In the end, Adam is not a bad or unlikable movie, but it feels incomplete, like it's missing some piece of the puzzle that will justify its existence as something worth making a feature-length movie about. As it is, it's more like the filmmakers took the middle chapters of a book and lopped off the beginning and ending, and what's left is a movie adrift, with well-defined characters in a story for poorly-defined reasons. I like Adam. I want him to succeed. And he certainly changes. But does he succeed? I do not know.

The DVD, Video and Audio
20th Century Fox provided one of their usual single-layer DVD-R screeners, so no judging of the A/V specs or packaging is possible. However, final copy should include a 2.35:1 anamorphic widescreen presentation, along with Dolby Digital 5.1, French and Spanish 2.0, English captions for the deaf and hard of hearing, and Spanish subtitles.

The Extras
A very low-key commentary is provided, with writer/director Max Mayer and producer Leslie Urdang. The track is primarily led by Mayer, with Urdang only chiming in from time to time, and the writer/director talks primarily about the emotional and character goals he had when writing Adam, mixed with a lot of production minutia like the locations in which the movie was shot.
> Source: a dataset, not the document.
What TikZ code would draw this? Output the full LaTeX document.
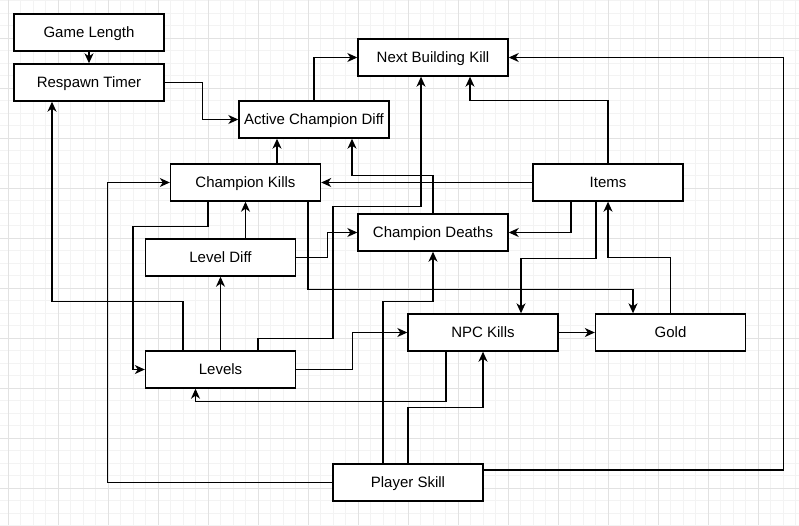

More than anything, it's a quiet discussion, and as the track continues, more and more gaps of silence appear, so many viewers will probably want to skip through to their favorite scenes.

Interestingly, the alternate ending (3:42) provided is, as far as I'm concerned, superior to the final ending in many ways. The theatrical ending beats the audience over the head with the many ways that Max has changed, and it lacks a poignant line of voice-over narration from Byrne included in the original, not to mention Dancy's performance is superior in the original (given that the alternate is no doubt a reshoot, perhaps distance from the character was a problem). Mayer provides some commentary on the clip (approximately half of it), but his reasoning ("too subtle") doesn't really prevent me from wondering why they ditched it -- even the song they chose works better. Next, five deleted and alternate scenes (7:49) -- four deleted and one alternate -- aren't sorely missed, although there is a very good scene where Adam becomes frustrated after a party that foreshadows his reactions in the third act. Further commentary provided by Mayer is on dry side.

"Creating Adam" (7:50) is one of the worst types of featurettes: the kind that literally doesn't hide the fact that it's an extended trailer and just cuts the movie's theatrical trailer in around some interview segments and additional lines here and there. "Fox Movie Channel Presents Life After Film School With Rose Byrne" (9:31) is yet another round of studio-approved film students asking entirely safe questions of the movie's carefully makeuped starlet (seriously -- "what do the boots say about your character?" Really?), who responds with pretty uninteresting answers amidst too many film clips. Between these two film clips, there were only two points of interest: a) that Dancy is a Method actor, which goes towards my theory that he wasn't quite "in the zone" during the new ending, and b) the glimpsed hints that Byrne was less than thrilled with Dancy's style. She also takes a potshot at women crying in movies -- it's definitely more fun to watch out for these brief bits than actually watching the extras.

Trailers for Post Grad, (500) Days of Summer, Whip it, and All About Steve play before the main menu, while additional trailers for Fame, Amelia, Gentlemen Broncos, Jennifer's Body, and "Watch Romantic Movies" are accessible from the special features menu. Adam's original theatrical trailer has not been included. None of the extras were subtitled.

Conclusion
Adam isn't quite as successful as it should be, but it's not a total loss, thanks to Dancy's performance. Rent it, and check out the movie's alternate ending once it's over.